Later in the 1980s Swift began writing a hugely popular series of children’s book series, including the Bugsy and Robbers series of books, as well children’s books of myths and folktales. Swift was also a board member of the Abbey Theatre, the Irish Film Board, The Society of Irish Playwrights, the Irish Writer’s Centre, among other groups. Swift’s archive contains over fifty boxes of manuscripts of Swift’s writings for stage, screen, radio, as well as her extensive publications for children, as well as records of her advocacy and activism.

Tim Robinson (1935 - 2020) is a pioneering writer of landscape, a cartographer and artist.
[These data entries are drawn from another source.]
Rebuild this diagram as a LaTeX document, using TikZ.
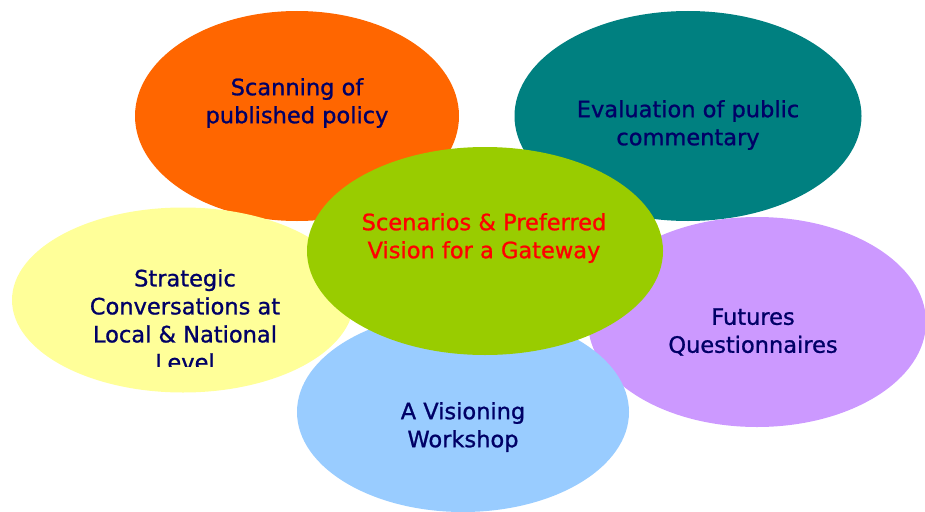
\documentclass[tikz,border=0pt]{standalone}
\usepackage{fontspec}
\setmainfont{DejaVu Sans}[FakeBold=1]
\usetikzlibrary{shapes.geometric}
\definecolor{cOrange}{HTML}{FF6600}
\definecolor{cTeal}{HTML}{008080}
\definecolor{cYellow}{HTML}{FFFF99}
\definecolor{cGreen}{HTML}{99CC00}
\definecolor{cPurple}{HTML}{CC99FF}
\definecolor{cBlue}{HTML}{99CCFF}
\definecolor{cNavy}{HTML}{000066}
\definecolor{cRed}{HTML}{FF0000}
\begin{document}
\begin{tikzpicture}[x=1pt,y=-1pt,
  blob/.style={ellipse,inner sep=0pt,draw=none},
  lbl/.style={align=center,inner sep=0pt,text=cNavy,font=\fontsize{22.5}{28}\selectfont}]
\useasboundingbox (0,0) rectangle (925,511);
\clip (0,0) rectangle (925,511);
% orange
\node[blob,fill=cOrange,minimum width=324pt,minimum height=210pt] (orange) at (297,116) {};
\node[lbl] (torange) at (297,103) {Scanning of\\published policy};
% teal
\node[blob,fill=cTeal,minimum width=347pt,minimum height=210pt] (teal) at (688,116) {};
\node[lbl] (tteal) at (688,125) {Evaluation of public\\commentary};
% yellow
\node[blob,fill=cYellow,minimum width=342pt,minimum height=185pt] (yellow) at (183,300) {};
\begin{scope}
\clip (0,0) rectangle (925,366);
\node[lbl] (tyellow) at (185,320) {Strategic\\Conversations at\\Local \& National\\Level};
\end{scope}
% purple
\node[blob,fill=cPurple,minimum width=338pt,minimum height=210pt] (purple) at (757,322) {};
\node[lbl] (tpurple) at (753,332) {Futures\\Questionnaires};
% blue
\node[blob,fill=cBlue,minimum width=332pt,minimum height=200pt] (blue) at (463,412) {};
\node[lbl] (tblue) at (463,427) {A Visioning\\Workshop};
% green
\node[blob,fill=cGreen,minimum width=356pt,minimum height=208pt] (green) at (485,251) {};
\node[lbl,text=cRed] (tgreen) at (484,238) {Scenarios \& Preferred\\Vision for a Gateway};
\end{tikzpicture}
\end{document}
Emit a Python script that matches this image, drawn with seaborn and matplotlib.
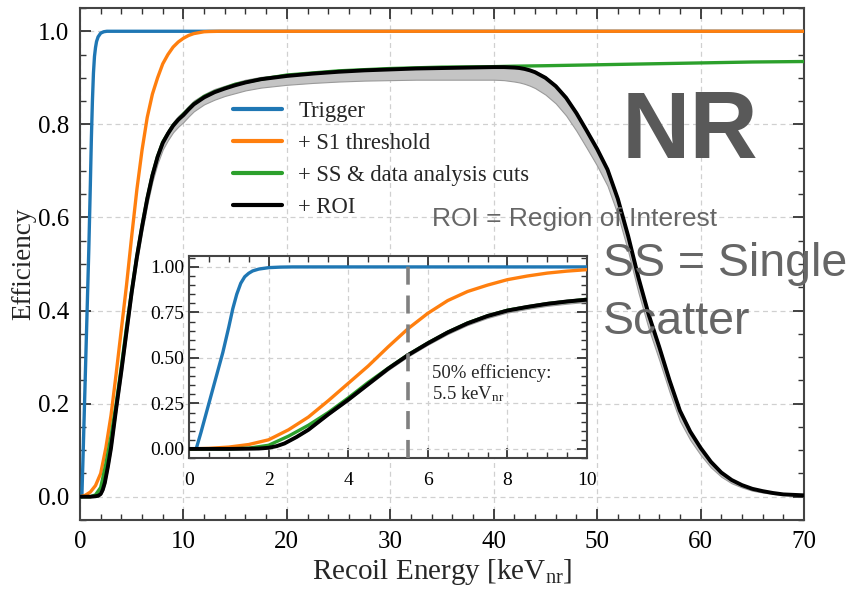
import numpy as np
import pandas as pd
import matplotlib
matplotlib.use("Agg")
import matplotlib.pyplot as plt
from matplotlib.ticker import MultipleLocator
import seaborn as sns

# ---------------- data ----------------
trigger_E = [0, 0.18, 0.3, 0.5, 0.7, 0.85, 1.0, 1.1, 1.2, 1.3, 1.4, 1.5, 1.6, 1.75, 2.0, 2.3, 2.6, 70]
trigger_eff = [0, 0, 0.09, 0.25, 0.41, 0.53, 0.67, 0.77, 0.85, 0.91, 0.946, 0.965, 0.978, 0.988, 0.996, 0.999,
               1.0, 1.0]

s1_E = [0, 0.5, 1.0, 1.5, 2.0, 2.5, 3.0, 3.5, 4.0, 4.5, 5.0, 5.5, 6.0, 6.5, 7.0, 7.5, 8.0, 8.5, 9.0, 9.5, 10,
        10.5, 11, 11.5, 12, 12.5, 13.5, 70]
s1_eff = [0, 0.003, 0.01, 0.024, 0.05, 0.105, 0.175, 0.265, 0.36, 0.455, 0.56, 0.66, 0.745, 0.815, 0.865, 0.9,
          0.93, 0.95, 0.966, 0.977, 0.985, 0.991, 0.995, 0.997, 0.999, 0.9995, 1.0, 1.0]

ss_E = [0, 1.0, 1.5, 2.0, 2.5, 3.0, 3.5, 4.0, 4.5, 5.0, 5.5, 6, 6.5, 7, 7.5, 8, 9, 10, 11, 12, 13, 15, 17.5, 20,
        25, 30, 35, 40, 42, 45, 50, 55, 60, 65, 70]
ss_eff = [0, 0.0, 0.004, 0.02, 0.07, 0.13, 0.2, 0.28, 0.365, 0.443, 0.517, 0.582, 0.641, 0.692, 0.731, 0.762,
          0.798, 0.822, 0.844, 0.86, 0.87, 0.886, 0.897, 0.906, 0.915, 0.92, 0.923, 0.924, 0.925, 0.926, 0.928,
          0.930, 0.932, 0.934, 0.935]

roi_E = [0, 1.0, 1.5, 1.75, 2.0, 2.2, 2.4, 2.7, 3.0, 3.5, 4.0, 4.5, 5.0, 5.5, 6.0, 6.5, 7.0, 7.5, 8.0, 8.5, 9.0,
         9.5, 10, 10.5, 11, 12, 13, 14, 15, 16, 17.5, 20, 22.5, 25, 27.5, 30, 32.5, 35, 37.5, 40, 41, 42, 42.5,
         43, 43.5, 44, 45, 46, 47, 48, 49, 50, 51, 52, 53, 54, 55, 56, 57, 58, 59, 60, 61, 62, 63, 64, 65, 66,
         67, 68, 69, 70]
roi_eff = [0, 0, 0.001, 0.002, 0.006, 0.015, 0.03, 0.065, 0.105, 0.19, 0.27, 0.355, 0.44, 0.515, 0.58, 0.64,
           0.69, 0.73, 0.76, 0.78, 0.797, 0.81, 0.82, 0.832, 0.843, 0.858, 0.869, 0.877, 0.884, 0.89, 0.897,
           0.904, 0.909, 0.913, 0.916, 0.918, 0.92, 0.921, 0.922, 0.923, 0.923, 0.922, 0.921, 0.919, 0.916,
           0.912, 0.9, 0.882, 0.857, 0.824, 0.786, 0.747, 0.703, 0.64, 0.56, 0.47, 0.39, 0.322, 0.25, 0.185,
           0.14, 0.105, 0.075, 0.052, 0.036, 0.025, 0.017, 0.012, 0.008, 0.005, 0.004, 0.003]
# uncertainty band (below / above the ROI curve)
roi_err_lo = [0, 0, 0, 0.001, 0.002, 0.003, 0.004, 0.005, 0.006, 0.008, 0.01, 0.01, 0.012, 0.012, 0.012, 0.013,
              0.013, 0.014, 0.014, 0.014, 0.014, 0.015, 0.015, 0.015, 0.015, 0.015, 0.016, 0.016, 0.017, 0.017,
              0.018, 0.019, 0.02, 0.021, 0.022, 0.023, 0.024, 0.025, 0.026, 0.027, 0.028, 0.03, 0.031, 0.032,
              0.033, 0.034, 0.036, 0.037, 0.038, 0.038, 0.037, 0.036, 0.035, 0.034, 0.033, 0.032, 0.03, 0.028,
              0.025, 0.022, 0.018, 0.015, 0.012, 0.009, 0.007, 0.005, 0.004, 0.003, 0.002, 0.001, 0.001, 0.001]
roi_err_hi = [0, 0, 0, 0.001, 0.002, 0.003, 0.004, 0.005, 0.005, 0.006, 0.007, 0.008, 0.008, 0.008, 0.008,
              0.008, 0.008, 0.008, 0.008, 0.008, 0.008, 0.008, 0.008, 0.008, 0.008, 0.007, 0.007, 0.006, 0.006,
              0.006, 0.005, 0.004, 0.003, 0.003, 0.003, 0.003, 0.003, 0.003, 0.003, 0.003, 0.003, 0.003, 0.003,
              0.003, 0.003, 0.003, 0.003, 0.003, 0.003, 0.003, 0.003, 0.003, 0.003, 0.003, 0.003, 0.003, 0.003,
              0.003, 0.003, 0.002, 0.002, 0.002, 0.002, 0.002, 0.001, 0.001, 0.001, 0.001, 0.001, 0.001, 0.001,
              0.001]

labels = ["Trigger", "+ S1 threshold", "+ SS & data analysis cuts", "+ ROI"]
colors = ["#1f77b4", "#ff7f0e", "#2ca02c", "black"]
threshold_50 = 5.5

# ---------------- style ----------------
sns.set_theme(style="ticks")
plt.rcParams["font.family"] = ["Liberation Serif", "DejaVu Serif"]
plt.rcParams["mathtext.fontset"] = "custom"
plt.rcParams["mathtext.rm"] = "Liberation Serif"
plt.rcParams["mathtext.it"] = "Liberation Serif:italic"

fig = plt.figure(figsize=(8.52, 5.91), dpi=100)
ax = fig.add_axes([80 / 852, 1 - 520 / 591, 724 / 852, 512 / 591])
axin = fig.add_axes([189 / 852, 1 - 458 / 591, 398 / 852, 202 / 591])

band_color = "#c4c4c4"


def draw(a, legend=False):
    lo = np.array(roi_eff) - np.array(roi_err_lo)
    hi = np.array(roi_eff) + np.array(roi_err_hi)
    a.fill_between(roi_E, lo, hi, color=band_color, edgecolor="#9a9a9a", linewidth=0.8, zorder=2)
    sns.lineplot(x=trigger_E, y=trigger_eff, ax=a, color=colors[0], lw=2.4,
                 label=labels[0] if legend else None, zorder=3)
    sns.lineplot(x=s1_E, y=s1_eff, ax=a, color=colors[1], lw=2.4,
                 label=labels[1] if legend else None, zorder=3)
    sns.lineplot(x=ss_E, y=ss_eff, ax=a, color=colors[2], lw=2.4,
                 label=labels[2] if legend else None, zorder=3)
    sns.lineplot(x=roi_E, y=roi_eff, ax=a, color=colors[3], lw=2.8,
                 label=labels[3] if legend else None, zorder=4)


def style_axes(a):
    a.grid(True, which="major", linestyle=(0, (4, 3)), color="#d0d0d0", linewidth=0.9)
    a.tick_params(which="both", direction="in", top=True, right=True, colors="#333333")
    a.tick_params(which="major", length=8, width=1.3)
    a.tick_params(which="minor", length=4, width=1.0)
    for s in a.spines.values():
        s.set_color("#444444")
        s.set_linewidth(1.5)


draw(ax, legend=True)
ax.set_xlim(0, 70)
ax.set_ylim(-0.05, 1.05)
ax.xaxis.set_major_locator(MultipleLocator(10))
ax.xaxis.set_minor_locator(MultipleLocator(2))
ax.yaxis.set_major_locator(MultipleLocator(0.2))
ax.yaxis.set_minor_locator(MultipleLocator(0.05))
ax.yaxis.set_major_formatter(matplotlib.ticker.FormatStrFormatter("%.1f"))
style_axes(ax)
ax.tick_params(labelsize=18, labelcolor="black", pad=8)
ax.set_xlabel(r"Recoil Energy [keV$_\mathrm{nr}$]", fontsize=21, labelpad=3)
ax.set_ylabel("Efficiency", fontsize=19.5, labelpad=1)

leg = ax.legend(loc="upper left", bbox_to_anchor=(0.199, 0.836), frameon=False, fontsize=16.3,
                handlelength=2.17, handletextpad=0.7, labelspacing=0.49, borderaxespad=0)
for h in leg.get_lines():
    h.set_linewidth(3)

draw(axin)
axin.axvline(threshold_50, color="#808080", linestyle=(0, (5, 3)), lw=2.6, zorder=5)
axin.set_xlim(0, 10)
axin.set_ylim(-0.05, 1.06)
axin.xaxis.set_major_locator(MultipleLocator(2))
axin.xaxis.set_minor_locator(MultipleLocator(0.5))
axin.yaxis.set_major_locator(MultipleLocator(0.25))
axin.yaxis.set_minor_locator(MultipleLocator(0.05))
axin.yaxis.set_major_formatter(matplotlib.ticker.FormatStrFormatter("%.2f"))
style_axes(axin)
axin.tick_params(which="major", length=7)
axin.tick_params(labelsize=14, labelcolor="black")
axin.tick_params(axis="x", pad=10)
axin.set_facecolor("white")
axin.set_zorder(5)
axin.text(6.1, 0.357, "50% efficiency:\n5.5 keV$_\\mathrm{nr}$", fontsize=13.5, va="center", ha="left",
          linespacing=1.2)

# annotation texts
fig.text(622 / 852, 1 - 158 / 591, "NR", fontsize=68, fontweight="bold", color="#595959",
         family=["Liberation Sans", "DejaVu Sans"], va="baseline", ha="left")
fig.text(432 / 852, 1 - 226 / 591, "ROI = Region of Interest", fontsize=19, color="#666666",
         family=["Liberation Sans", "DejaVu Sans"], va="baseline", ha="left", zorder=10)
fig.text(603 / 852, 1 - 276 / 591, "SS = Single", fontsize=33.5, color="#666666",
         family=["Liberation Sans", "DejaVu Sans"], va="baseline", ha="left", zorder=10)
fig.text(603 / 852, 1 - 334 / 591, "Scatter", fontsize=33.5, color="#666666",
         family=["Liberation Sans", "DejaVu Sans"], va="baseline", ha="left", zorder=10)

fig.savefig("out.png", dpi=100)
Born in England, Robinson studied Mathematics at Cambridge University, before settling in the West of Ireland in the 1970s. In a career of over forty years, along with his wife, Máiréad, Robinson documented the landscape and people of Connemara, the Burren, and the Aran Islands, through his research, maps, and publications.

Tim Robinson Map

[Photo 5: Copyright: Nicolas Fève, 2014]

Robinson published his first map of the Aran Islands in 1975, with his map of Co. Clare’s unique Burren region following in 1977. Robinson’s published a two-volume book study of the Aran Islands, Stones of Aran: Pilgrimage (1986) and Stones of Aran: Labyrinth (1995).

Robinson’s later Connemara trilogy of books, Listening to the Wind (2006), The Last Pool of Darkness (2008), and A Little Gaelic Kingdom (2011) are considered a highlight of his literary output.